Pandigital Novel (Black) Review
In May, Pandigital came out with the white Novel, the first Android-based ebook reader, which promised to run Android apps at some point in the future. Today, an upgraded model, the black Pandigital Novel, hits store shelves for $199–without apps, but with the promise still intact.
The only significant difference between the white and black models is size. The black has a slightly smaller body and weighs 11.8 ounces (versus 19 ounces), which makes it more comfortable to hold for extended period of time. Plus, you get an additional 1GB of internal memory, for a total of 2GB. Though both models can take up to 32GB SD memory cards.
Touch and feel
The Pandigital Novel feels good in your hand. At 11.8 ounces and measuring about 5.1 by 7.1 by .5 inches, you don’t get hand fatigue even after hours of reading and the Novel’s .5-inch bezel provides a comfortable place to rest your thumbs without fear of inadvertently turning the page.
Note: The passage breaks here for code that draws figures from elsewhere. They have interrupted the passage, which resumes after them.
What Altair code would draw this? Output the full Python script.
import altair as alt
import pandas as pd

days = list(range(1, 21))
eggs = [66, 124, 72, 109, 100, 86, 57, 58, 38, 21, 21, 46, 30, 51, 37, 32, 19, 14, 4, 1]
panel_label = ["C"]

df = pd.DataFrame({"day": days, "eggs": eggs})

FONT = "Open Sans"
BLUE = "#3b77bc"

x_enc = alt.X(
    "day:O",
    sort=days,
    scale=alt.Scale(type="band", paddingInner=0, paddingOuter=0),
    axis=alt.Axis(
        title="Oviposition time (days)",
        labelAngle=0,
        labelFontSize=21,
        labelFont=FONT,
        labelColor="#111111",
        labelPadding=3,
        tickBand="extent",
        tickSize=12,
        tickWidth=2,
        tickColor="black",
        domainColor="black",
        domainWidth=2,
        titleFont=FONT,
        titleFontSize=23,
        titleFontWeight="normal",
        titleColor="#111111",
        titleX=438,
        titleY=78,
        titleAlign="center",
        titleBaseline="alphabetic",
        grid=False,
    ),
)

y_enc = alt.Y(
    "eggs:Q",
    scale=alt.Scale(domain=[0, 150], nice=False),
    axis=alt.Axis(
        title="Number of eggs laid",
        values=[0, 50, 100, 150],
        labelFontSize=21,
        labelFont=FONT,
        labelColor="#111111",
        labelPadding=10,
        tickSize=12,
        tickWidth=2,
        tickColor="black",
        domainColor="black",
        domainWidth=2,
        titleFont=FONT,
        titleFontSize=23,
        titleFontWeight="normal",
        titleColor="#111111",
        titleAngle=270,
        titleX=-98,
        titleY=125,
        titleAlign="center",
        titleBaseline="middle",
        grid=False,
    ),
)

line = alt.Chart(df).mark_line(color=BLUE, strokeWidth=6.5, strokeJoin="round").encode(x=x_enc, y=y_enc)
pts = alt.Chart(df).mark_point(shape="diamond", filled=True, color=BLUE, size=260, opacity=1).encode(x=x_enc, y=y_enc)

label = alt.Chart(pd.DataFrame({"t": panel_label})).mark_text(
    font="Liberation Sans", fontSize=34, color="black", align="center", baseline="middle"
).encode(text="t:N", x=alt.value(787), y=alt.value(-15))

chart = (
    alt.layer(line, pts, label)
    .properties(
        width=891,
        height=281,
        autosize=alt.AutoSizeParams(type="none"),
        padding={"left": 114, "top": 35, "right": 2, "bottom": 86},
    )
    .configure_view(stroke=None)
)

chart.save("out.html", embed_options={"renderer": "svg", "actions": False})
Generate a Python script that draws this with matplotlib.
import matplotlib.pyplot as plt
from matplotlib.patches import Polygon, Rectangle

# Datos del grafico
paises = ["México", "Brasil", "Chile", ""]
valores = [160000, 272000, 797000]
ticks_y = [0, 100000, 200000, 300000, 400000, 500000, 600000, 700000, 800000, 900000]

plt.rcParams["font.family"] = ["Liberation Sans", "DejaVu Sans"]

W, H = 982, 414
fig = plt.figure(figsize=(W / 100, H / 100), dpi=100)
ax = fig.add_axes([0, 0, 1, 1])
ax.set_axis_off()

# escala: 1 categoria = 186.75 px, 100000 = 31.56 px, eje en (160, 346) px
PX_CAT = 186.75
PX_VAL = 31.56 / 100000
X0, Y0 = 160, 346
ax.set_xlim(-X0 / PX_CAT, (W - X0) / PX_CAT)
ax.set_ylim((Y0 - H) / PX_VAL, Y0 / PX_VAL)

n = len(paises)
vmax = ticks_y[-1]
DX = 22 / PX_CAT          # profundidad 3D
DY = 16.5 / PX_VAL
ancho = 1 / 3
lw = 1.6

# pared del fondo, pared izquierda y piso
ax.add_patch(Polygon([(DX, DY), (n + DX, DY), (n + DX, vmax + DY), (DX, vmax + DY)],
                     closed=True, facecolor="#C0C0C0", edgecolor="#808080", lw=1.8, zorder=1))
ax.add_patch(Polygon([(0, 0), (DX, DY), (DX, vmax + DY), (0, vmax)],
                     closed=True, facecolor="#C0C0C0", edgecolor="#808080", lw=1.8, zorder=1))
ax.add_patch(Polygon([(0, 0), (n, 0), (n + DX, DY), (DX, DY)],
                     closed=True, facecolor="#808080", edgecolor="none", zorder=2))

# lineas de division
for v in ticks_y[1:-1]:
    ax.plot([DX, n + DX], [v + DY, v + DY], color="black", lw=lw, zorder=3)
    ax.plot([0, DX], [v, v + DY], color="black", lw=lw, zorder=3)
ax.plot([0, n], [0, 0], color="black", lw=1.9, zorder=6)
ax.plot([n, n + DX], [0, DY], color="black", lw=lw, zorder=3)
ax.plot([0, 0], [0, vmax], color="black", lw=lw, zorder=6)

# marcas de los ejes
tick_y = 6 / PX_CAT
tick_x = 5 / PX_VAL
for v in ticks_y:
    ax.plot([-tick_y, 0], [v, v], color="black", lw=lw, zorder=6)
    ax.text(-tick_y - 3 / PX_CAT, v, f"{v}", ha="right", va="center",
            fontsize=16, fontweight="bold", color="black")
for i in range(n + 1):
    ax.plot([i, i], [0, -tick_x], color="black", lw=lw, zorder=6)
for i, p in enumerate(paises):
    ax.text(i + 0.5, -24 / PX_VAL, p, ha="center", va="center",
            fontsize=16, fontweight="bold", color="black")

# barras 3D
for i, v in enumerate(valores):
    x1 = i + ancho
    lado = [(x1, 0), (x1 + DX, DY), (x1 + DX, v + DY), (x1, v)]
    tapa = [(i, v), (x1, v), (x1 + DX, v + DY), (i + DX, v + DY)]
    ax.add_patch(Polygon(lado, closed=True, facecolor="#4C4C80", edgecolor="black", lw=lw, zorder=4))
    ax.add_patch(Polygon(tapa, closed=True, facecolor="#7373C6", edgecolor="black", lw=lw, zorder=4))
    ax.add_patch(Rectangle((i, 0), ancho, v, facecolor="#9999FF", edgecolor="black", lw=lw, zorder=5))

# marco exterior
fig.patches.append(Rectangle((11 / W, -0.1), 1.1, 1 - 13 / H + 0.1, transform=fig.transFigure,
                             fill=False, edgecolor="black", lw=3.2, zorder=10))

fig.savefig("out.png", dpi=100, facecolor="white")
The device is obviously made from plastic, but it still feels sturdy. The buttons are very small, though—small enough that I’d be worried that older users might have trouble accessing them. And the stylus is a little flimsy.
Display and Navigation
The 7-inch color touchscreen delivers a reasonably bright and crisp display at 600 by 800 pixels. Being a resistive display, it requires a firm touch to make anything happen—quite a departure if you’re used to the light swipes you’d use on an iPhone or even a laptop trackpad. If that were all, it wouldn’t be a problem, but the touch sensitivity is erratic. Even when you press or swipe firmly, often nothing will happen.
There are two navigation bars—one at the top for the application and one at the bottom that provides access to the home screen and other apps. The bottom icons are labeled and the top nav is very intuitive. One issue, though, is that the navigation pane times out after 3 seconds, which often isn’t enough time to make your selection.
The Novel has a built-in sensor for auto-rotation. It works most of the time, but very slowly. Fortunately you can lock the orientation when reading.
The onscreen keyboard has a nice tactile feel and is well spaced for the touch typist. It’s a little sluggish, though, and can get behind if your type too fast.
Buying and reading books
Books are front and center on the Novel when you first turn it on. You can see books, magazines and newspapers profiled from the Barnes & Noble bookstore and selections from your own library. The Novel also reads PDF and EPUB ebook files, which can be borrowed from public libraries.
To purchase reading materials, you can access the Barnes & Noble store on your computer or using the Novel, as long as you have a Wi-Fi connection. When you launch the store, you’re presented with a mostly text page outlining best sellers and new items. Selecting a book genre tosses you into the regular online store, which means you’re sometime presented with non-ebook versions.
If you’re already set up a Barnes & Noble account, you simply log in to make your purchase (you can save your name and password for future purchases). Then you need to press “Update Library” to downloaded any new purchases to your Novel.
To read a book, you simply press on its cover art. Once loaded, you can page through as you would a paper copy or with one tap access the table of contents chapter. Turning pages requires a swipe...and sometimes a second swipe...
In the upper right corner, you can bookmark any page and then access the list later. You can also add your own note, highlight text or look up terms in the onboard dictionary.
In some ways, the Novel is actually a better web browser than a book reader. The Novel renders Web pages well and speed was acceptable, and tapping links registered a much more consistent response than the ereader's hit-or-miss navigation. It’s easy to read most pages without resorting to a lot of panning and zooming, especially when you’re holding the Novel horizontally. The browser doesn’t support Flash, which means no video or other interactive features will be available on many sites.
In addition to books and browsing, you can also listen to music, watch videos (mpeg4 only) and look at pictures. You can load them through the included USB cable or load them onto an SD card (up to 32GB). The applications will automatically find them on the card for playback or to transfer them to the Novel’s 2GB on onboard storage.
The entertainment apps are fairly rudimentary with basic control, playlist or slideshow capabilities.
Email was easy to set up and use, but there is no forwarding button, which is just wrong. The Calendar and Contacts apps were useless, since you can’t sync them with your computer or cloud-based services like Google.
The battery is rated at 4 hours with Wi-Fi on and 6 with it off, and that’s close to what I experienced. One major disappointment is that the Novel doesn’t charge via the USB cable. You need to use the separate power adapter, which is one more thing to pick when taking a trip. The Novel does come with a stand, though, so it can be used as a combo picture frame and alarm clock while charging.
Should you buy it?
At $199, the Novel is pricey compared to the basic Kindle at $139 and the Barnes & Noble Nook at $149, with a sluggish, clumsy interface. But the Novel does provide full-color web browsing, something neither of those devices can handle.
And, if the day comes where Pandigital delivers an upgrade to allow the Novel to handle the full suite of Android apps, it will be a full $300 cheaper than an iPad. That's when things will start to get much more interesting.